Tsipras told Reuters that he was traveling abroad because “we want the governments of these important European Union countries, France and Germany, to see what we stand for: what is being transmitted in Europe about us is not what we represent and want.” He added, “We are not at all an anti-European force.”

Noting that European taxpayers’ funds had been “wasted” in two previous multi-billion-euro bank bailouts of Greece, Tsipras explained that he sought to create better conditions for repaying the banks.

He said, “We want to make use of Europe’s solidarity and funding to create the basis for our long-term reforms. But we need to know that in two-three years we’ll have escaped this downward vortex, we will have growth, and we’ll be able to pay back the money they gave us. There is no way we could pay them off if we continued” with the bailouts on the current terms.

Tsipras discussed the Obama administration’s economic policies with Reuters, praising them for making “recession less severe than in Europe.” He noted that Obama and newly-elected French President François Hollande apparently saw “see eye-to-eye” on Greece at their meeting at this weekend’s G8 summit at Camp David.

Tsipras here returned to a position he has repeatedly advanced: that Europe has to adopt the policies the Obama administration adopted in response to the economic crisis. In a May 18 New York Times interview, he explained that his message for the G8 is that “we have to press [German Chancellor Angela] Merkel to follow the example of America, where the debt crisis wasn’t tackled with austerity measures but with an expansionist approach.”

The New York Times commented, “Mr. Tsipras’ arguments are not so different from those of some of the leaders gathered at the Group of 8 summit at Camp David.”

Tsipras clearly considers both Obama and the new French government as allies. Speaking to Reuters, he said, “At the Hollande-Obama meeting, the main issue was what happens with Greece. Until yesterday [i.e., when the G8 issued its communiqué], what would happen to Greece was a given: the people and workers would be crushed, labor rights would be demolished. … For the first time after a very long time, we have the conditions and the terms so that this negotiation is in the interest of the people and against banks and capital.”

Tsipras’ final rhetorical flourish only underscores the basic dishonesty of SYRIZA’s politics. While appealing to voters with claims that it opposes austerity and defends “the people,” in interviews aimed at imperialist governments and SYRIZA’s fellow parliamentarians in Europe it sings a different tune.

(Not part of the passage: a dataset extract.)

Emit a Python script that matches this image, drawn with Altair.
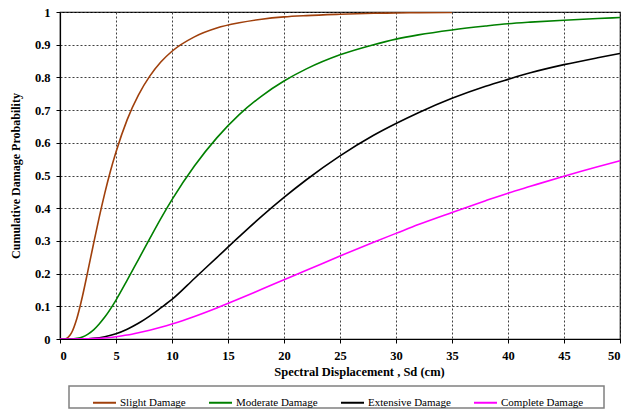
import altair as alt
import pandas as pd

# ---- data ----
slight_x = [0, 0.5, 0.75, 1, 1.5, 2, 2.5, 3, 3.5, 4, 4.5, 5, 6, 7, 8, 9, 10, 12, 14, 16, 18, 20, 22, 25, 28, 30, 32, 35]
slight_y = [0, 0.001, 0.006, 0.017, 0.062, 0.130, 0.210, 0.292, 0.372, 0.446, 0.513, 0.572, 0.671, 0.746, 0.803,
            0.847, 0.880, 0.924, 0.951, 0.967, 0.978, 0.985, 0.989, 0.993, 0.996, 0.997, 0.998, 0.999]

moderate_x = [0, 1, 1.5, 2, 2.5, 3, 3.5, 4, 5, 6, 7, 8, 9, 10, 12, 14, 16, 18, 20, 22, 25, 28, 30, 32, 35, 38, 40, 42, 45, 48, 50]
moderate_y = [0, 0.0003, 0.002, 0.006, 0.015, 0.028, 0.046, 0.067, 0.119, 0.180, 0.243, 0.306, 0.368, 0.426, 0.529,
              0.615, 0.686, 0.743, 0.789, 0.826, 0.869, 0.900, 0.917, 0.930, 0.945, 0.957, 0.964, 0.969, 0.975,
              0.980, 0.983]

extensive_x = [0, 2, 3, 4, 5, 6, 7, 8, 9, 10, 12, 14, 16, 18, 20, 22, 25, 28, 30, 32, 35, 38, 40, 42, 45, 48, 50]
extensive_y = [0, 0.0003, 0.002, 0.007, 0.016, 0.030, 0.048, 0.070, 0.095, 0.121, 0.185, 0.249, 0.313, 0.375, 0.433,
               0.487, 0.560, 0.623, 0.659, 0.692, 0.736, 0.773, 0.794, 0.814, 0.839, 0.860, 0.873]

complete_x = [0, 2, 3, 4, 5, 6, 7, 8, 9, 10, 12, 14, 16, 18, 20, 22, 25, 28, 30, 32, 35, 38, 40, 42, 45, 48, 50]
complete_y = [0, 0.0003, 0.001, 0.003, 0.007, 0.012, 0.019, 0.027, 0.036, 0.046, 0.069, 0.095, 0.123, 0.152, 0.181,
              0.210, 0.254, 0.296, 0.323, 0.350, 0.387, 0.423, 0.446, 0.467, 0.498, 0.527, 0.545]

series_names = ["Slight Damage", "Moderate Damage", "Extensive Damage", "Complete Damage"]
series_colors = ["#A0400C", "#008000", "#000000", "#FF00FF"]
x_ticks = [0, 5, 10, 15, 20, 25, 30, 35, 40, 45, 50]
y_ticks = [0, 0.1, 0.2, 0.3, 0.4, 0.5, 0.6, 0.7, 0.8, 0.9, 1]

rows = []
for name, xs, ys in zip(series_names,
                        [slight_x, moderate_x, extensive_x, complete_x],
                        [slight_y, moderate_y, extensive_y, complete_y]):
    for i, (a, b) in enumerate(zip(xs, ys)):
        rows.append({"series": name, "sd": a, "p": b, "order": i})
df = pd.DataFrame(rows)

FONT = "'Times New Roman', 'Liberation Serif', 'DejaVu Serif', serif"

lines = alt.Chart(df).mark_line(strokeWidth=1.6, interpolate="monotone", clip=True).encode(
    x=alt.X("sd:Q", scale=alt.Scale(domain=[0, 50], nice=False),
            axis=alt.Axis(values=x_ticks, format="~g", title="Spectral Displacement , Sd (cm)", titleX=299,
                          titlePadding=4, labelFont=FONT, titleFont=FONT)),
    y=alt.Y("p:Q", scale=alt.Scale(domain=[0, 1], nice=False),
            axis=alt.Axis(values=y_ticks, format="~g", title="Cumulative Damage Probability", titlePadding=12,
                          labelFont=FONT, titleFont=FONT)),
    color=alt.Color("series:N", scale=alt.Scale(domain=series_names, range=series_colors),
                    legend=alt.Legend(title=None, orient="none", legendX=32, legendY=378,
                                      direction="horizontal", columns=4, symbolType="stroke",
                                      symbolSize=529, symbolStrokeWidth=2, labelOffset=3,
                                      columnPadding=19, padding=0,
                                      labelFont=FONT, labelFontSize=11, labelColor="black")),
    order="order:Q",
)

box = alt.Chart(alt.Data(values=[{}])).mark_rect(fill="white", stroke="#808080", strokeWidth=1.5).encode(
    x=alt.value(9), x2=alt.value(544), y=alt.value(374), y2=alt.value(396)
)

chart = alt.layer(box, lines).properties(
    width=560, height=327,
    padding={"left": 60, "top": 12, "right": 4, "bottom": 70},
    autosize=alt.AutoSizeParams(type="none"),
).configure_view(stroke="black", strokeWidth=1.2).configure_axis(
    grid=True, gridColor="#404040", gridDash=[2, 2], gridWidth=1, gridOpacity=1,
    domainColor="black", domainWidth=1.2, tickColor="black", tickSize=4,
    labelFont=FONT, labelFontSize=12.5, labelFontWeight="bold", labelColor="black",
    titleFont=FONT, titleFontSize=12.5, titleFontWeight="bold", titleColor="black",
).configure_axisX(labelPadding=6).configure_axisY(labelPadding=6, titleFontSize=12)

chart.save("out.html", embed_options={"renderer": "svg", "actions": False})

There, SYRIZA explains that it aims only to renegotiate the terms of the oppression of the working class in Greece, to fully “pay off” global finance capital while avoiding an explosion of working class discontent.

SYRIZA is, for its part, quite conscious that its interests are bound up with those of capitalist governments internationally, and it fears rising social opposition in the working class. As Tsipras told the New York Times, a decision by the EU to expel Greece from the euro zone in retaliation for a SYRIZA victory would be “cutting the branch that we are all sitting on.”

Nothing more clearly exposes the anti-working class character of SYRIZA’s program than Tsipras’ support for Obama’s policies. While the banks got hundreds of billions of public funds from Washington and some $7.7 trillion printed by the Federal Reserve, Obama is waging a bitter assault on the workers. Millions of workers have lost their jobs, social conditions are disintegrating, education costs are rising sharply, and workers have faced deep wage cuts—highlighted by the 50 percent wage cuts for new-hires in the auto industry.

This vindicates the World Socialist Web Site’s consistent opposition to SYRIZA and its co-thinkers internationally, including the French Left Front and Germany’s Left Party.

In its perspective “Greece and the global crisis of capitalism,” the WSWS described SYRIZA as “a party that speaks for a section of the Greek bourgeoisie that wants more extended debt repayment to avoid economic collapse and cosmetic alterations in the deficit-reduction terms to placate popular opposition.” The perspective continued: “SYRIZA categorically defends the European Union and the euro, while presenting itself as an opponent of austerity, but this circle cannot be squared. Austerity and ever-deeper attacks on the working class are an integral requirement of the bankers’ EU and the capitalist order it defends.”

SYRIZA does not represent a socialist opposition to capitalism, but a layer of affluent parliamentarians and careerists who are preparing for the possibility that they might take power. This is well understood by the European media, which, it must be said, has considerable experience with this social type.

Praising Tsipras’ assistants for their “Louis Vuitton bags and fashionable sunglasses,” the Guardian ended its account of Tsipras’ Reuters interview by happily concluding that Tsipras “appears to be preparing for power and moderating his tone.” In terms of describing the personal habits of the European petty-bourgeois “left,” there is little to add to this assessment.